Well, I’ve put out a number of records so far, and I haven’t yet. I will when it’s the right thing, but, first of all, I would never put someone in my ad campaign just to market them. It’s got to be right. They have to be right for the brand, and we have to be right for their brand. It has to mesh. You never want the consumer to say, “That doesn’t really look like them—they’re just wearing Varvatos.” Or, “Varvatos is just using them,” or vice versa.
We’ve featured amazing people over time, both young and old, from Gary Clark Jr. with Jimmy Page, to Green Day, to The Roots, Alice Cooper, Iggy Pop. But I had a reason for doing each of them, and it wasn’t a commercial reason. It wasn’t tied to the record label. It was something that I did because I was inspired by them—because they were the bad boy that I was looking for. And, except for Ringo, they were all pretty much bad boys.
It strikes me that another label getting into this area now is Brioni, which featured Metallica in their first campaign after Justin O’Shea took over as creative director.
It’s kinda sad. I usually wouldn’t comment on other people, but if you read any of the articles about that, everybody kind of called it “Varvatos light”—that they’re really trying to do what we did. I’m surprised at Metallica, actually. But hey—whatever. Maybe they’re big Brioni fans, I don’t know. But there’s no correlation there. With our brand, there’s always been a correlation—I’m a huge music junkie and everybody knows it. There is no correlation between Metallica and Brioni. There’s also nothing very rock-and-roll about Brioni’s clothing. It’s the most classic kind of expensive clothing. It’s the opposite of rock and roll. It’s a strange marketing thing.
What’s so rock-and-roll about an Italian-tailored $8,000 suit?
Listen, we’re not inexpensive, so I can’t throw mud. But we’re hell of a lot less expensive than Brioni.
It must feel good that you have found something that other people want to tap into.

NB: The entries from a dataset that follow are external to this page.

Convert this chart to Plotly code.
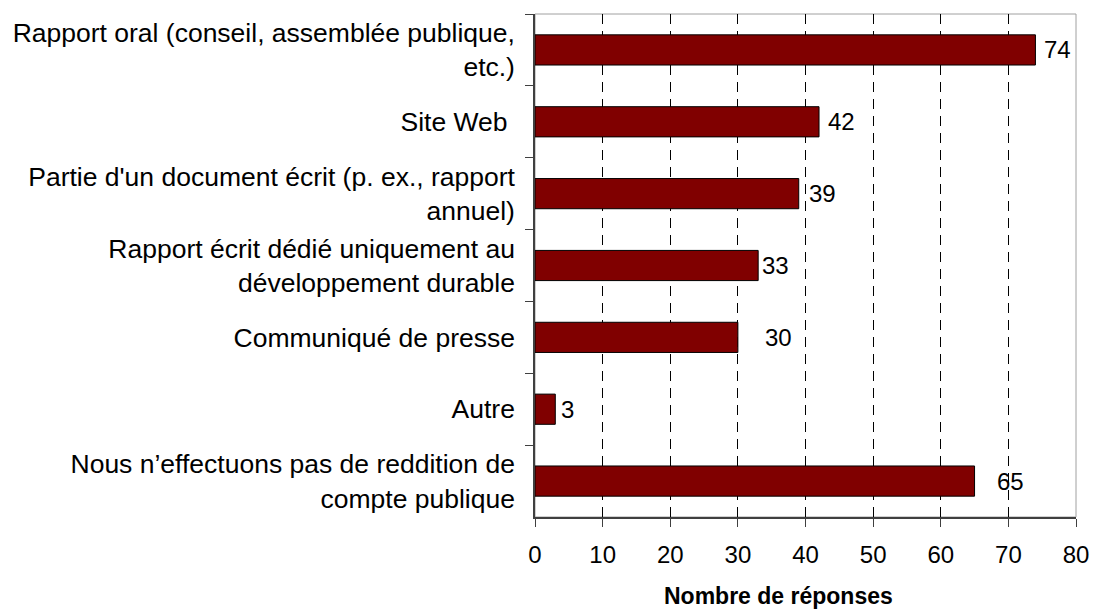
import plotly.graph_objects as go

# Modes de reddition de compte publique (nombre de réponses)
categories = [
    "Rapport oral (conseil, assemblée publique,<br>etc.)",
    "Site Web\u00a0",
    "Partie d'un document écrit (p. ex., rapport<br>annuel)",
    "Rapport écrit dédié uniquement au<br>développement durable",
    "Communiqué de presse",
    "Autre",
    "Nous n’effectuons pas de reddition de<br>compte publique",
]
responses = [74, 42, 39, 33, 30, 3, 65]
x_ticks = [0, 10, 20, 30, 40, 50, 60, 70, 80]

# horizontal offset (px) of each value label from the end of its bar
label_shift = [7, 7, 8, 2, 25, 4, 20]

FONT = "Liberation Sans, Arial, sans-serif"

fig = go.Figure(
    go.Bar(
        x=responses,
        y=categories,
        orientation="h",
        marker=dict(color="#800000", line=dict(color="#000000", width=1)),
        hoverinfo="x+y",
    )
)

for cat, val, dx in zip(categories, responses, label_shift):
    fig.add_annotation(
        x=val, y=cat, text=str(val), showarrow=False,
        xanchor="left", yanchor="middle", xshift=dx,
        font=dict(family=FONT, size=24, color="#000000"),
    )

# light frame on top and right of the plot area
fig.add_shape(
    type="rect", xref="x domain", yref="y domain", x0=0, x1=1, y0=0, y1=1,
    line=dict(color="#a0a0a0", width=1), layer="below",
)

fig.add_annotation(
    text="<b>Nombre de réponses</b>", xref="paper", yref="paper",
    x=0.451, y=-0.157, xanchor="center", yanchor="middle", showarrow=False,
    font=dict(family=FONT, size=23, color="#000000"),
)

fig.update_layout(
    width=1093, height=612,
    margin=dict(l=535, r=17, t=14, b=95, autoexpand=False),
    paper_bgcolor="white", plot_bgcolor="white",
    bargap=0.58,
    showlegend=False,
    font=dict(family=FONT, color="#000000"),
)

fig.update_xaxes(
    range=[0, 80], tickvals=x_ticks, automargin=False,
    showgrid=True, gridcolor="#000000", gridwidth=1, griddash="10px,7px",
    showline=True, linecolor="#404040", linewidth=1.5,
    ticks="outside", ticklen=8, tickcolor="#404040",
    ticklabelstandoff=7,
    tickfont=dict(family=FONT, size=24, color="#000000"),
    zeroline=False,
)

fig.update_yaxes(
    autorange="reversed", tickson="boundaries", automargin=False,
    showgrid=False, showline=True, linecolor="#404040", linewidth=1.5,
    ticks="outside", ticklen=8, tickcolor="#404040",
    ticklabelstandoff=13,
    tickfont=dict(family=FONT, size=26.5, color="#000000"),
)

fig.write_html("out.html")
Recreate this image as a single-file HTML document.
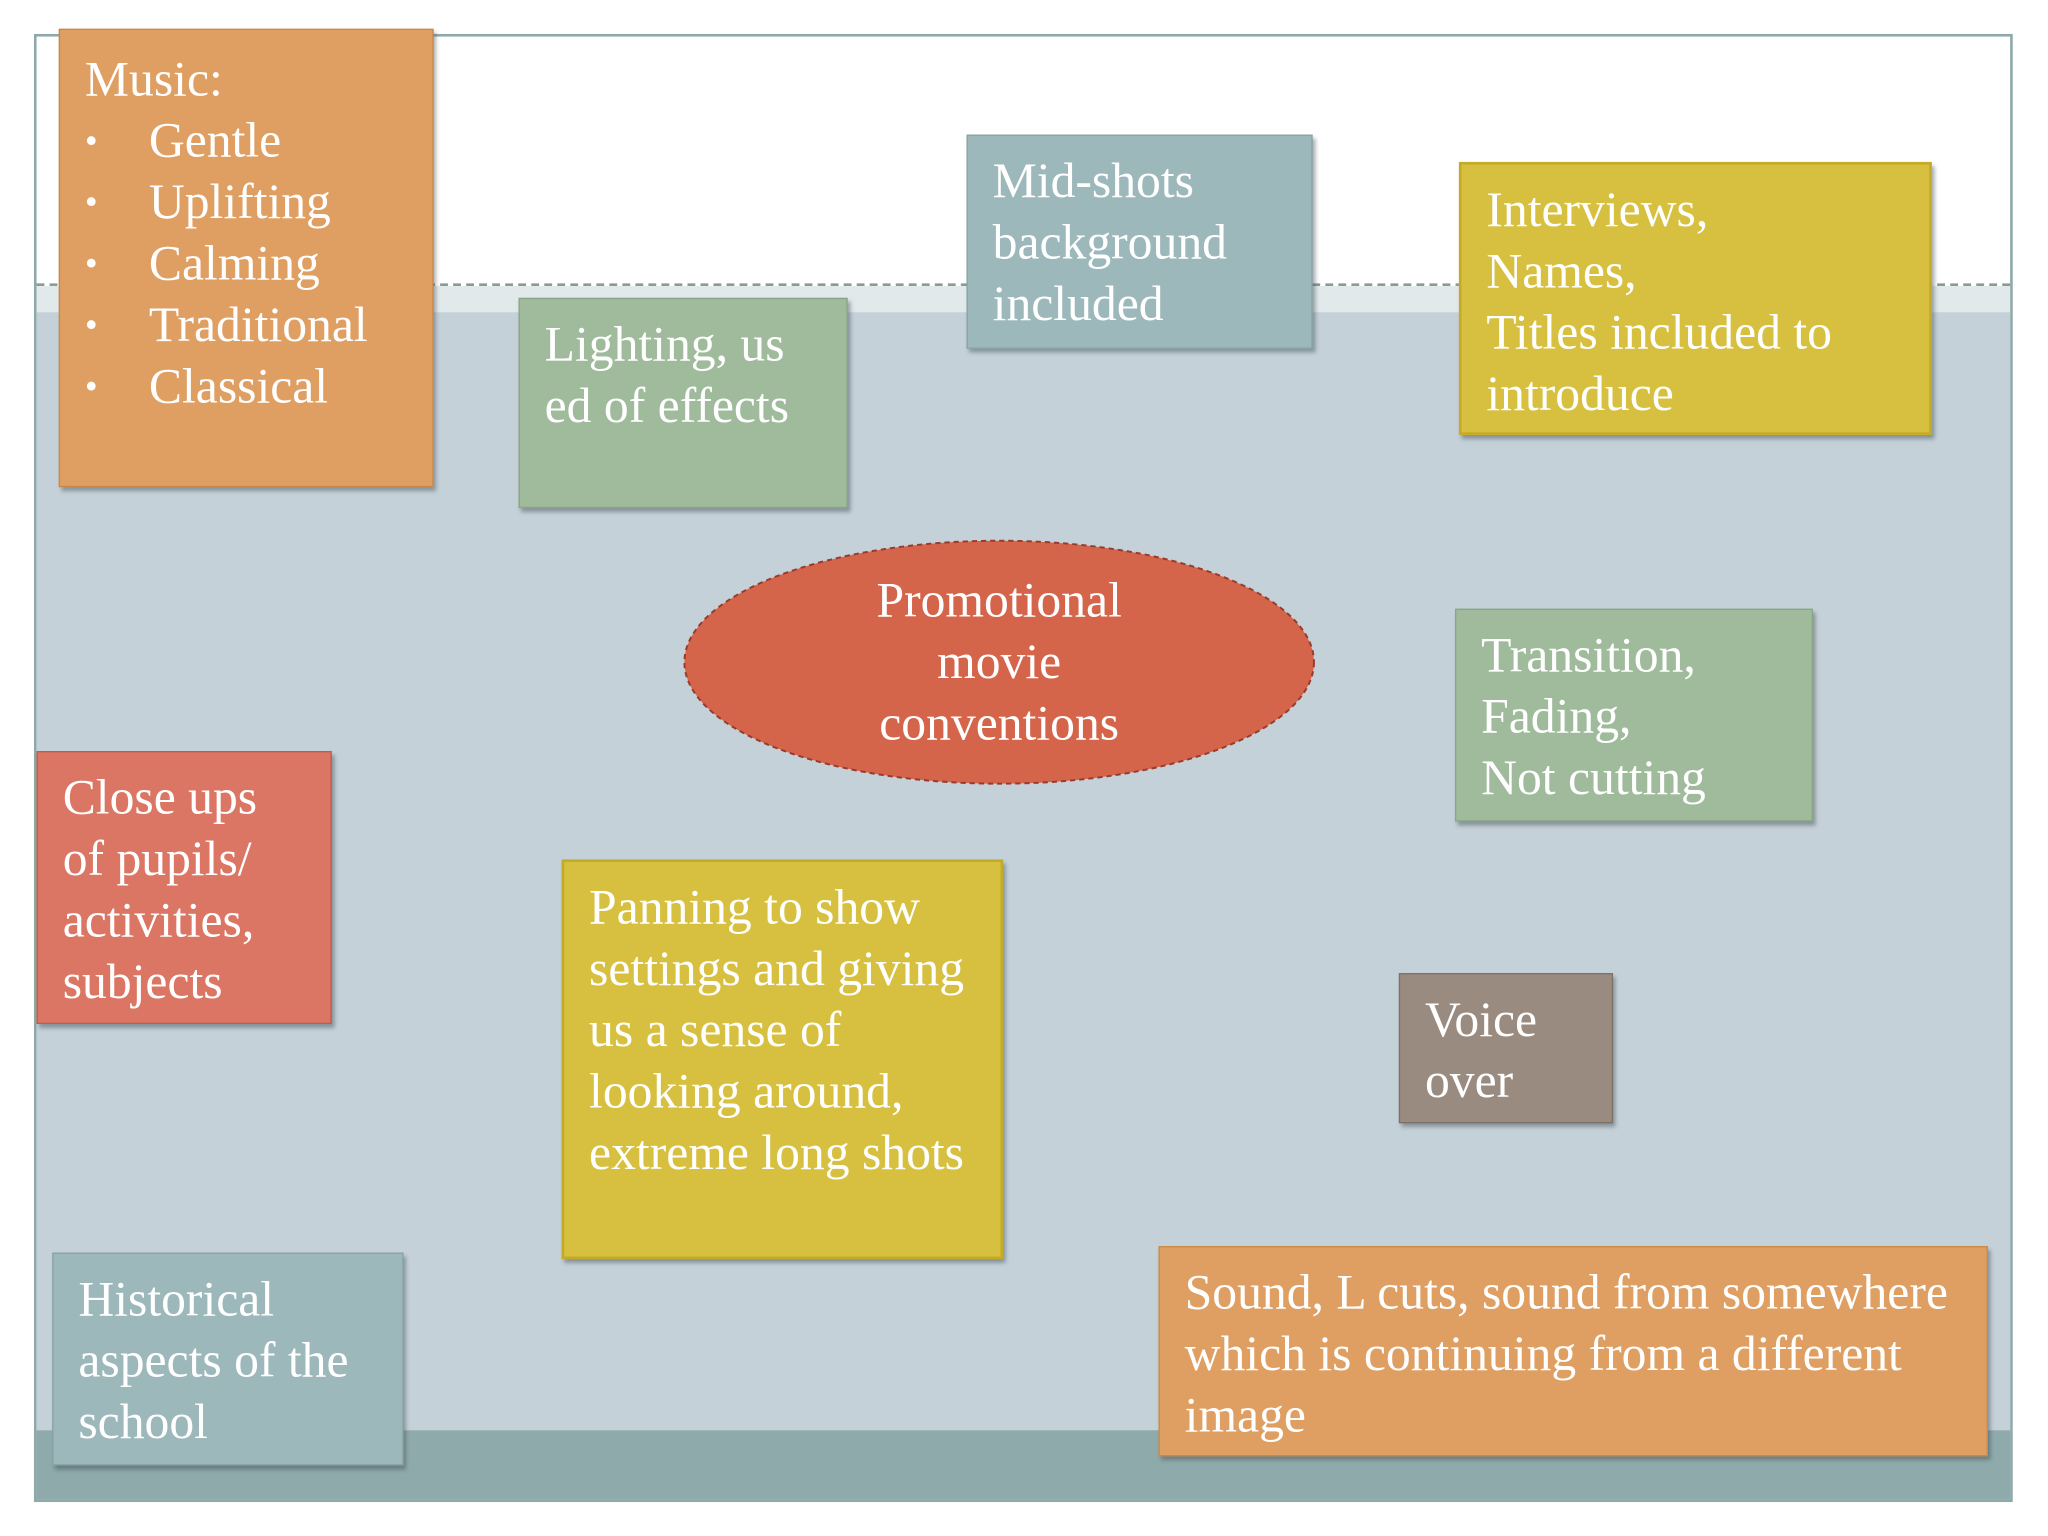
<!DOCTYPE html>
<html><head><meta charset="utf-8"><style>
html,body{margin:0;padding:0;background:#fff;}
#w{position:absolute;left:0;top:0;width:1568px;height:1176px;transform:scale(1.30612);transform-origin:0 0;overflow:hidden;background:#fff;}
.a{position:absolute;}
.b{position:absolute;box-sizing:border-box;color:#fff;font-family:"Liberation Serif",serif;font-size:38px;line-height:47px;padding:12px 19px;box-shadow:2px 3px 3px rgba(60,70,80,.45);}
ul{margin:0;padding:0;list-style:none;}
li{position:relative;padding-left:49px;}
li:before{content:"•";position:absolute;left:0;font-size:28px;}
</style></head><body><div id="w">
<div class="a" style="left:26px;top:26px;width:1515px;height:1124px;border:2px solid #8fa9aa;box-sizing:border-box;"></div>
<div class="a" style="left:28px;top:219px;width:1511px;height:20px;background:#e2e9ea;"></div>
<div class="a" style="left:28px;top:239px;width:1511px;height:856px;background:#c5d1d8;"></div>
<div class="a" style="left:28px;top:1095px;width:1511px;height:53px;background:#8eaaaa;"></div>
<div class="a" style="left:28px;top:217px;width:1511px;border-top:2px dashed #8a9a9a;"></div>

<div class="b" style="left:45px;top:22px;width:287px;height:351px;background:#df9f62;border:1px solid #c98848;padding-top:15px;">Music:<ul><li>Gentle</li><li>Uplifting</li><li>Calming</li><li>Traditional</li><li>Classical</li></ul></div>
<div class="b" style="left:397px;top:228px;width:252px;height:161px;background:#9fbb9c;border:1px solid #88a585;">Lighting, us<br>ed of effects</div>
<div class="b" style="left:740px;top:103px;width:265px;height:164px;background:#9db8bb;border:1px solid #86a2a5;">Mid-shots background included</div>
<div class="b" style="left:1117px;top:124px;width:362px;height:209px;background:#d7c040;border:2px solid #c5ab25;">Interviews,<br>Names,<br>Titles included to introduce</div>

<svg class="a" style="left:0;top:0" width="1568" height="1176"><ellipse cx="765" cy="507" rx="241" ry="93" fill="#d4644a" stroke="#9a3a2a" stroke-width="1.5" stroke-dasharray="4 3"/></svg>
<div class="a" style="left:560px;top:437px;width:410px;text-align:center;color:#fff;font-family:'Liberation Serif',serif;font-size:38px;line-height:47px;">Promotional<br>movie<br>conventions</div>

<div class="b" style="left:1114px;top:466px;width:274px;height:163px;background:#9fbb9c;border:1px solid #88a585;">Transition,<br>Fading,<br>Not cutting</div>
<div class="b" style="left:28px;top:575px;width:226px;height:209px;background:#dc7664;border:1px solid #c55a48;">Close ups of pupils/ activities, subjects</div>
<div class="b" style="left:430px;top:658px;width:338px;height:306px;background:#d7c040;border:2px solid #c5ab25;">Panning to show settings and giving us a sense of looking around, extreme long shots</div>
<div class="b" style="left:1071px;top:745px;width:164px;height:115px;background:#9a8b80;border:1px solid #7f7065;">Voice<br>over</div>
<div class="b" style="left:40px;top:959px;width:269px;height:163px;background:#9db8bb;border:1px solid #86a2a5;">Historical aspects of the school</div>
<div class="b" style="left:887px;top:954px;width:635px;height:161px;background:#df9f62;border:1px solid #c98848;">Sound, L cuts, sound from somewhere which is continuing from a different image</div>
</div></body></html>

Oh, for sure. There’s no doubt about it. There’s a part of success that’s about when people copy you, and that’s whether they knock our clothes off or our lace-less sneaker or any of the things that we’ve done over time. In fact, we’ve won a few lawsuits because of people knocking us off. So, from one perspective, those are compliments, because when people stop knocking you off you’re no longer the cool brand. It also shows who you’ve got to keep moving.